Audition Doctor’s success resides in the detailed process that students experience – that of close examination of the character’s actions, the intentions of other characters in the play and understanding the motivation behind every sentence. Such depth of research means Audition Doctor students become confident moving within the linguistic complexities of writers such as Shakespeare and Mamet.
Lewis said: “I think most people would leap at the chance to be in one of his plays, because the muscularity and the musicality of the dialogue can be such great fun – but it’s also very dense, so it’s not easy, either.”
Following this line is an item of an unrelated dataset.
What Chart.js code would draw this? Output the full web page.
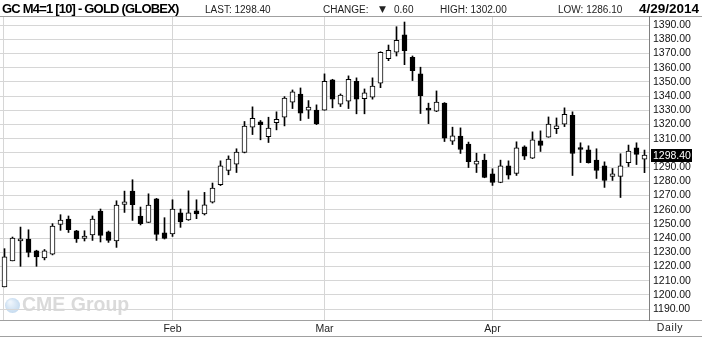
<!DOCTYPE html>
<html>
<head>
<meta charset="utf-8">
<script src="https://cdn.jsdelivr.net/npm/chart.js@4.4.1/dist/chart.umd.min.js"></script>
<style>
  html, body { margin: 0; padding: 0; background: #fff; }
  #c { display: block; }
</style>
</head>
<body>
<canvas id="c" width="702" height="337" style="width:702px;height:337px"></canvas>
<script>
// daily OHLC, one entry per trading day (Jan 2 .. Apr 29 2014)
const opens = [1205.7,1224.0,1238.0,1239.4,1231.0,1226.1,1228.8,1249.7,1253.5,1245.2,1239.8,1242.2,1259.1,1244.5,1238.0,1263.7,1273.1,1255.6,1251.1,1267.7,1243.8,
  1242.9,1257.9,1252.8,1259.3,1257.0,1265.4,1277.6,1287.6,1292.1,1300.3,1318.1,1321.8,1311.5,1321.3,1325.1,1335.7,1341.3,1330.1,1330.1,
  1330.1,1351.4,1334.3,1336.4,1350.4,1338.2,1339.2,1349.0,1366.3,1370.8,1383.0,1367.3,1355.6,1331.5,1329.4,1335.0,1308.3,1311.8,1306.2,1292.1,1294.9,
  1285.3,1279.2,1290.9,1285.5,1304.3,1296.3,1308.5,1311.1,1317.1,1320.2,1326.5,1303.6,1302.2,1294.9,1290.9,1283.4,1283.4,1293.2,1303.6,1295.6];
const highs = [1232.6,1240.8,1247.8,1245.9,1231.5,1232.0,1250.2,1256.5,1255.6,1245.5,1245.2,1255.6,1260.5,1245.0,1266.3,1273.1,1281.1,1261.9,1271.2,1268.0,1254.4,
  1267.0,1260.5,1273.3,1267.0,1272.2,1278.8,1294.4,1297.9,1302.9,1322.1,1332.4,1322.8,1325.1,1328.9,1339.6,1344.3,1345.7,1336.8,1333.8,
  1355.6,1351.8,1341.5,1354.2,1352.8,1345.0,1352.8,1371.2,1375.9,1388.8,1392.1,1368.2,1360.3,1335.0,1343.6,1335.4,1318.1,1317.6,1307.6,1299.8,1299.1,
  1288.8,1294.9,1294.4,1307.8,1305.0,1314.8,1315.5,1325.3,1324.6,1331.7,1328.9,1307.1,1305.0,1302.9,1293.7,1289.0,1299.4,1305.5,1307.1,1302.0];
const lows = [1205.7,1224.0,1220.2,1226.8,1220.2,1224.7,1228.2,1245.5,1244.0,1237.0,1238.0,1238.4,1237.3,1237.0,1233.5,1258.1,1252.5,1249.3,1251.0,1238.4,1239.4,
  1241.2,1247.6,1252.5,1253.7,1256.3,1264.7,1277.0,1284.6,1286.2,1300.0,1312.9,1309.2,1307.3,1316.2,1319.0,1331.2,1322.8,1324.2,1319.9,
  1330.0,1331.7,1332.6,1331.2,1327.5,1327.5,1337.8,1345.9,1364.9,1368.2,1362.1,1350.9,1327.7,1320.6,1329.0,1308.0,1305.9,1299.6,1289.7,1286.2,1282.5,
  1277.1,1279.0,1281.6,1284.1,1295.3,1296.0,1301.0,1311.0,1313.6,1318.5,1284.1,1293.2,1292.8,1282.0,1275.7,1280.6,1268.6,1290.4,1291.8,1286.1];
const closes = [1226.8,1240.1,1239.6,1230.0,1226.8,1231.0,1248.5,1252.8,1245.9,1239.4,1241.5,1253.5,1241.9,1238.4,1263.3,1265.6,1263.5,1250.2,1263.3,1242.6,1239.8,
  1260.5,1251.4,1257.9,1257.0,1263.5,1275.2,1290.9,1295.6,1300.5,1318.8,1324.4,1319.9,1317.4,1323.7,1338.5,1342.9,1328.0,1332.2,1320.4,
  1350.4,1337.8,1340.6,1351.8,1337.8,1342.2,1347.1,1370.8,1372.2,1379.2,1371.9,1357.9,1340.3,1330.1,1335.7,1310.4,1312.0,1302.4,1293.9,1294.2,1282.7,
  1279.2,1290.9,1284.4,1303.6,1297.7,1309.2,1305.2,1320.2,1319.0,1327.2,1299.6,1302.4,1293.2,1287.6,1280.6,1285.3,1290.9,1301.2,1299.0,1298.4];

const monthLabels = ['Feb', 'Mar', 'Apr'];
const monthStarts = [21, 40, 61];   // index of first trading day of each month
const yTicks = [1190,1200,1210,1220,1230,1240,1250,1260,1270,1280,1290,1300,1310,1320,1330,1340,1350,1360,1370,1380,1390];
const title = 'GC M4=1 [10] - GOLD (GLOBEX)';
const lastDate = '4/29/2014';

const FONT = '"Liberation Sans", Arial, sans-serif';
const n = closes.length;
const last = closes[n - 1];
const change = last - closes[n - 2];

const bodies = closes.map((c, i) => ({ x: i, y: [opens[i], c] }));
const wicks = closes.map((c, i) => ({ x: i, y: [lows[i], highs[i]] }));
const bodyFill = closes.map((c, i) => c >= opens[i] ? '#ffffff' : '#000000');

// header, frame lines, watermark, last-price tag
const decor = {
  id: 'decor',
  beforeDraw(chart) {
    const c = chart.ctx;
    c.save();
    const g = c.createRadialGradient(10, 302, 1, 12.5, 305.5, 8);
    g.addColorStop(0, '#eef5fc');
    g.addColorStop(1, '#c4daef');
    c.fillStyle = g;
    c.beginPath();
    c.arc(12.5, 305.5, 7.5, 0, Math.PI * 2);
    c.fill();
    c.fillStyle = '#dadada';
    c.font = 'bold 19.5px ' + FONT;
    c.textBaseline = 'alphabetic';
    c.fillText('CME Group', 22, 311);
    c.restore();
  },
  afterDraw(chart) {
    const c = chart.ctx;
    const area = chart.chartArea;
    const y = chart.scales.y;
    c.save();
    c.strokeStyle = '#a0a0a0';
    c.lineWidth = 1;
    c.beginPath();
    c.moveTo(0, 16.5); c.lineTo(702, 16.5);
    c.moveTo(0, area.bottom + 0.5); c.lineTo(702, area.bottom + 0.5);
    c.moveTo(0, 336.5); c.lineTo(702, 336.5);
    c.stroke();
    c.strokeStyle = '#808080';
    c.beginPath();
    c.moveTo(area.right + 0.5, 16); c.lineTo(area.right + 0.5, area.bottom + 1);
    c.stroke();

    // header
    c.textBaseline = 'alphabetic';
    c.fillStyle = '#000';
    c.font = 'bold 13px ' + FONT;
    c.letterSpacing = '-0.8px';
    c.fillText(title, 2, 13);
    c.letterSpacing = '0px';
    c.fillStyle = '#222';
    c.font = '10px ' + FONT;
    c.fillText('LAST: ' + last.toFixed(2), 205, 12.5);
    c.fillText('CHANGE:', 323, 12.5);
    c.fillText(Math.abs(change).toFixed(2), 394, 12.5);
    c.fillText('HIGH: ' + highs[n - 1].toFixed(2), 440, 12.5);
    c.fillText('LOW: ' + lows[n - 1].toFixed(2), 558, 12.5);
    c.font = '9px "DejaVu Sans", sans-serif';
    c.fillText(change < 0 ? '\u25BC' : '\u25B2', 379, 12);
    c.fillStyle = '#000';
    c.font = 'bold 13.5px ' + FONT;
    c.textAlign = 'right';
    c.fillText(lastDate, 699, 13);

    // Daily
    c.textAlign = 'center';
    c.textBaseline = 'middle';
    c.fillStyle = '#222';
    c.font = '10.5px ' + FONT;
    c.letterSpacing = '0.6px';
    c.fillText('Daily', 670, 328.5);
    c.letterSpacing = '0px';

    // last price tag
    const yp = y.getPixelForValue(last);
    c.fillStyle = '#000';
    c.fillRect(651, Math.round(yp) - 6, 41, 13);
    c.fillStyle = '#fff';
    c.textAlign = 'left';
    c.fillText(last.toFixed(2), 653, yp + 0.5);
    c.restore();
  }
};

new Chart(document.getElementById('c').getContext('2d'), {
  type: 'bar',
  data: {
    datasets: [
      {
        data: bodies,
        order: 0,
        grouped: false,
        barThickness: 5,
        minBarLength: 2,
        borderWidth: 1,
        borderSkipped: false,
        borderColor: '#000',
        backgroundColor: bodyFill
      },
      {
        data: wicks,
        order: 1,
        grouped: false,
        barThickness: 1,
        borderWidth: 0,
        backgroundColor: '#000'
      }
    ]
  },
  options: {
    responsive: false,
    animation: false,
    devicePixelRatio: 1,
    layout: { padding: { top: 17, left: 0, right: 0, bottom: 0 } },
    plugins: { legend: { display: false }, tooltip: { enabled: false } },
    scales: {
      x: {
        type: 'linear',
        min: -0.5625,
        max: 80.5625,
        offset: false,
        grid: { offset: false, color: '#d6d6d6', drawTicks: false },
        border: { display: false },
        afterBuildTicks: (s) => { s.ticks = [{ value: -0.15 }].concat(monthStarts.map(v => ({ value: v }))); },
        afterFit: (s) => { s.height = 17; },
        ticks: {
          autoSkip: false,
          maxRotation: 0,
          padding: 3,
          color: '#222',
          font: { family: FONT, size: 10.5 },
          callback: (v) => {
            const k = monthStarts.indexOf(v);
            return k >= 0 ? monthLabels[k] : '';
          }
        }
      },
      y: {
        position: 'right',
        min: 1182.4,
        max: 1395.63,
        grid: { color: '#d6d6d6', drawTicks: false },
        border: { display: false },
        afterBuildTicks: (s) => { s.ticks = yTicks.map(v => ({ value: v })); },
        afterFit: (s) => { s.width = 53; },
        ticks: {
          autoSkip: false,
          padding: 4,
          color: '#111',
          font: { family: FONT, size: 10.5 },
          // the 1300 slot is covered by the last price tag
          callback: (v) => v === 1300 ? '' : Number(v).toFixed(2)
        }
      }
    }
  },
  plugins: [decor]
});
</script>
</body>
</html>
Professional actors and drama school applicants have found Audition Doctor indispensable precisely because Tilly ensures complex dialogue becomes far less of a hurdle. Instead difficult speeches are used to push their own capabilities – they force an actor to bypass the obvious and the facile and plumb the depths of their own intellectual and emotional world. Chris Thorpe wrote in the Guardian of how “Theatre acts as a national laboratory for thinking about how we think and how we are and what we are”. Actors who attend Audition Doctor routinely land jobs because audition panels sense that their artistic choices contribute to this idea.
Goodman said: “It’s utterly terrifying. But putting a play on still has that very romantic connotation for me. It’s what I grew up doing, I went to drama school to learn how to get better at it, and all my ambitions lay in theatre. I took a turn – a couple of turns – and went off and did a lot of interesting and wonderful things that satisfied and stimulated me. But just being in a rehearsal room with guys, the messy nature of creeping towards an understanding of a play, then getting up out of the trenches together and crawling across no-man’s-land to the other side, hopefully roughly together… there’s something very romantic in that to me. You have to bring a level of trust, and just assume that trust will not be betrayed.”
The atmosphere at Audition Doctor is characterised by trust, especially the safe and encouraging space that each session affords. Students routinely find it an encouraging environment to road test difficult parts and speeches.
The most successful of Audition Doctor’s students are those who have indefatigably persisted in expanding the speeches that they have worked on, thereby improving their craft. This echoes Harry Shearer’s most recent advice on the BAFTA website to would-be actors: “Talent is good, luck is better but nothing beats sheer brute persistence.”